> EXERCISE DETAILS: Take the lines from the head of the listing through the one bearing "(ttl) at (452,137)" and copy them exactly, leaving every picture out.

○ ○ ○ ○

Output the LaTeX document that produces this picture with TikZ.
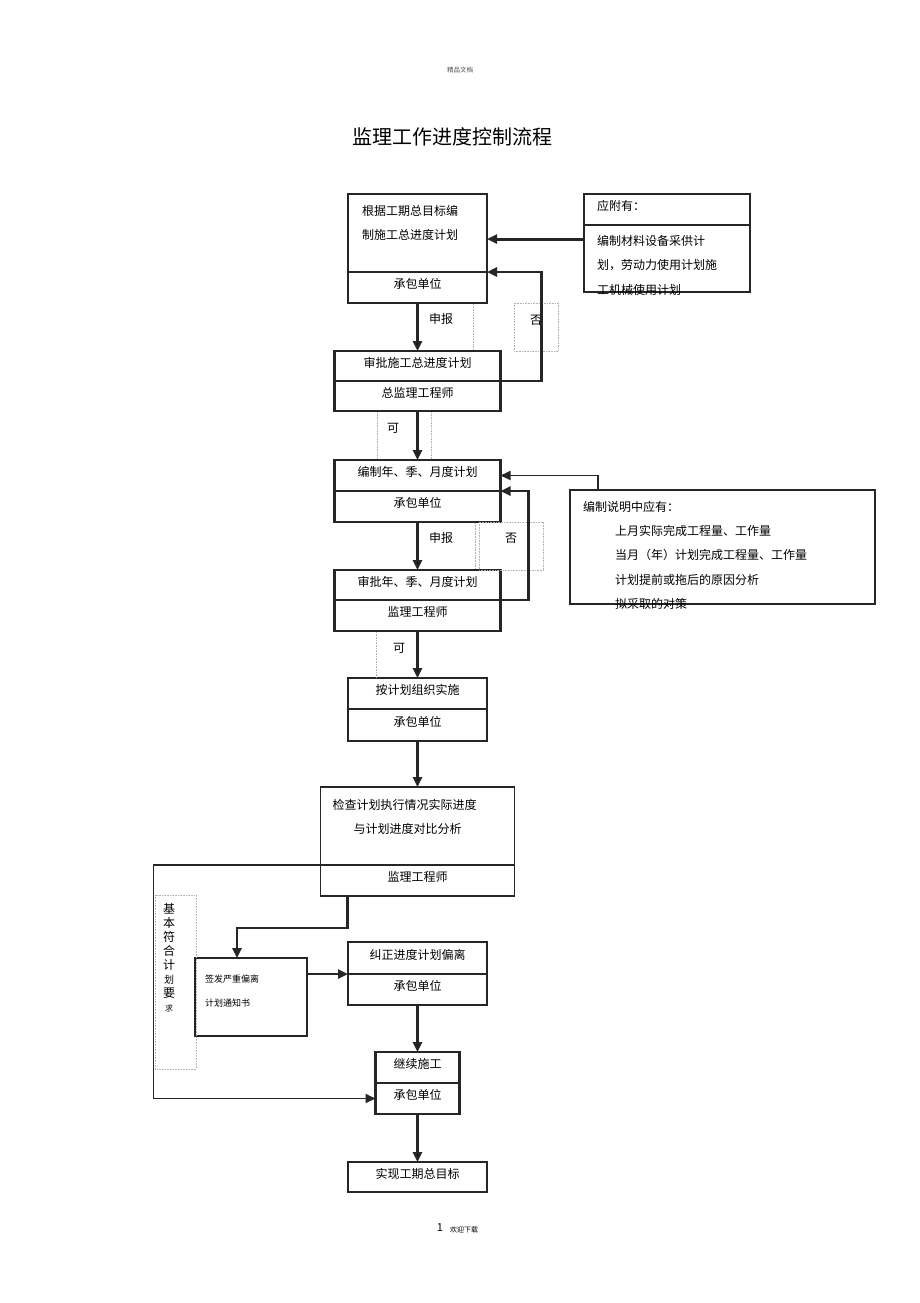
\documentclass[tikz,border=0pt]{standalone}
\usepackage{fontspec}
\setmainfont{Noto Sans CJK SC}
\usetikzlibrary{arrows.meta,positioning}
\newcommand{\lowpad}[1]{\rule[-#1]{0pt}{#1}}
\tikzset{
    box/.style={draw=black!85,line width=1.2pt,inner sep=0pt,outer sep=0pt,minimum width=139pt,minimum height=31pt,font=\fontsize{12}{24}\selectfont},
    part/.style={box,text height=10.5pt,text depth=8.5pt},
    bold part/.style={part,line width=2.2pt},
    lbl/.style={inner sep=0pt,font=\fontsize{12}{24}\selectfont},
    faint/.style={draw=black!30,line width=0.6pt,densely dotted},
}
\begin{document}
\begin{tikzpicture}[x=1pt,y=-1pt,arr/.style={-{Triangle[length=10pt,width=9pt]},line width=2.4pt,draw=black!85}]
\useasboundingbox (0,0) rectangle (920,1303);
\node[lbl,font=\fontsize{6.5}{8}\selectfont,text=black!70] (hd) at (460,70) {精品文档};
\node[lbl,font=\fontsize{20}{24}\selectfont] (ttl) at (452,137) {监理工作进度控制流程};

% main column
\node[box,minimum height=78pt,text width=111pt,align=left] (b1) at (417.5,233) {根据工期总目标编\\制施工总进度计划\lowpad{21pt}};
\node[part,below=0pt of b1] (b1u) {承包单位};
\node[bold part,minimum width=166pt,minimum height=30pt,below=48pt of b1u] (b2) {审批施工总进度计划};
\node[bold part,minimum width=166pt,minimum height=30pt,below=0pt of b2] (b2u) {总监理工程师};
\node[bold part,minimum width=166pt,below=49pt of b2u] (b3) {编制年、季、月度计划};
\node[bold part,minimum width=166pt,below=0pt of b3] (b3u) {承包单位};
\node[bold part,minimum width=166pt,minimum height=30pt,below=48pt of b3u] (b4) {审批年、季、月度计划};
\node[bold part,minimum width=166pt,below=0pt of b4] (b4u) {监理工程师};
\node[part,below=47pt of b4u] (b5) {按计划组织实施};
\node[part,minimum height=32pt,below=0pt of b5] (b5u) {承包单位};
\node[box,minimum width=194pt,minimum height=78pt,text width=170pt,align=left,below=46pt of b5u] (b6) {检查计划执行情况实际进度\\\hspace*{21pt}与计划进度对比分析\lowpad{20pt}};
\node[part,minimum width=194pt,below=0pt of b6] (b6u) {监理工程师};
\node[part,minimum height=32pt,below=46pt of b6u] (b8) {纠正进度计划偏离};
\node[part,below=0pt of b8] (b8u) {承包单位};
\node[bold part,minimum width=84pt,below=47pt of b8u] (b9) {继续施工};
\node[bold part,minimum width=84pt,below=0pt of b9] (b9u) {承包单位};
\node[part,minimum height=30pt,below=48pt of b9u] (b10) {实现工期总目标};
\node[box,line width=2.2pt,minimum width=112pt,minimum height=78pt,text width=92pt,align=left,font=\fontsize{9}{24}\selectfont] (b7) at (251,997) {签发严重偏离\\计划通知书\lowpad{13pt}};

% side boxes
\node[part,minimum width=166pt,text width=140pt,align=left] (fjt) at (667,209.5) {应附有：};
\node[box,minimum width=166pt,minimum height=67pt,below=0pt of fjt] (fjb) {};
\node[lbl,anchor=north west,align=left,font=\fontsize{12}{24.5}\selectfont] (fjtx) at (597,235) {编制材料设备采供计\\划，劳动力使用计划施\\工机械使用计划};
\node[box,minimum width=305pt,minimum height=114pt] (sm) at (722.5,547) {};
\node[lbl,anchor=north west,align=left,font=\fontsize{12}{24.3}\selectfont] (smtx) at (583,501) {编制说明中应有：\\\hspace*{32pt}上月实际完成工程量、工作量\\\hspace*{32pt}当月（年）计划完成工程量、工作量\\\hspace*{32pt}计划提前或拖后的原因分析\\\hspace*{32pt}拟采取的对策};

% labels
\node[lbl] (sb1) at (441,319) {申报};
\node[lbl] (no1) at (536,320) {否};
\node[lbl] (ok1) at (393,428) {可};
\node[lbl] (sb2) at (441,538) {申报};
\node[lbl] (no2) at (511,538) {否};
\node[lbl] (ok2) at (399,648) {可};
\node[lbl,align=center,font=\fontsize{12}{14}\selectfont] (jb) at (169,958) {基\\本\\符\\合\\计\\{\fontsize{10}{14}\selectfont 划}\\要\\{\fontsize{8}{14}\selectfont 求}};
\node[lbl,font=\fontsize{11}{12}\selectfont] (pg) at (440,1228) {1};
\node[lbl,font=\fontsize{7}{8}\selectfont] (xz) at (464,1230) {欢迎下载};

% faint text frames
\draw[faint] (473,304) -- (473,350);
\draw[faint] (514,303) rectangle (558,351);
\draw[faint] (377,412) -- (377,459) (431,412) -- (431,459);
\draw[faint] (475,523) -- (475,569);
\draw[faint] (479,522) rectangle (543,570);
\draw[faint] (376,632) -- (376,677);
\draw[faint] (155,895) rectangle (196,1069);

\path[arr] (b1u) edge (b2)
    (b2u) edge (b3)
    (b3u) edge (b4)
    (b4u) edge (b5)
    (b5u) edge (b6)
    (b8u) edge (b9)
    (b9u) edge (b10);
\draw[arr,line width=3pt] (fjb.west |- b1.-5) -- (b1.-5);
\draw[arr] (b2.south east) -- ++(41pt,0) |- (b1.south east);
\draw[arr] (b4.south east) -- ++(28pt,0) |- (b3.south east);
\draw[arr,line width=1.8pt] ([xshift=28pt]sm.north west) |- (b3.east);
\draw[arr] ([xshift=27pt]b6u.south west) -- ++(0,-32pt) -| ([xshift=42pt]b7.north west);
\draw[arr] (b7.east |- b8.south west) -- (b8.south west);
\draw[arr,line width=1.8pt] (b6u.north west) -- ++(-167pt,0) |- (b9u.west);
\end{tikzpicture}
\end{document}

○ ○ ○ ○

> RESULT FOR THIS EXERCISE:
Output the LaTeX document that produces this picture with TikZ.
\documentclass[tikz,border=0pt]{standalone}
\usepackage{fontspec}
\setmainfont{Noto Sans CJK SC}
\usetikzlibrary{arrows.meta,positioning}
\newcommand{\lowpad}[1]{\rule[-#1]{0pt}{#1}}
\tikzset{
    box/.style={draw=black!85,line width=1.2pt,inner sep=0pt,outer sep=0pt,minimum width=139pt,minimum height=31pt,font=\fontsize{12}{24}\selectfont},
    part/.style={box,text height=10.5pt,text depth=8.5pt},
    bold part/.style={part,line width=2.2pt},
    lbl/.style={inner sep=0pt,font=\fontsize{12}{24}\selectfont},
    faint/.style={draw=black!30,line width=0.6pt,densely dotted},
}
\begin{document}
\begin{tikzpicture}[x=1pt,y=-1pt,arr/.style={-{Triangle[length=10pt,width=9pt]},line width=2.4pt,draw=black!85}]
\useasboundingbox (0,0) rectangle (920,1303);
\node[lbl,font=\fontsize{6.5}{8}\selectfont,text=black!70] (hd) at (460,70) {精品文档};
\node[lbl,font=\fontsize{20}{24}\selectfont] (ttl) at (452,137) {监理工作进度控制流程};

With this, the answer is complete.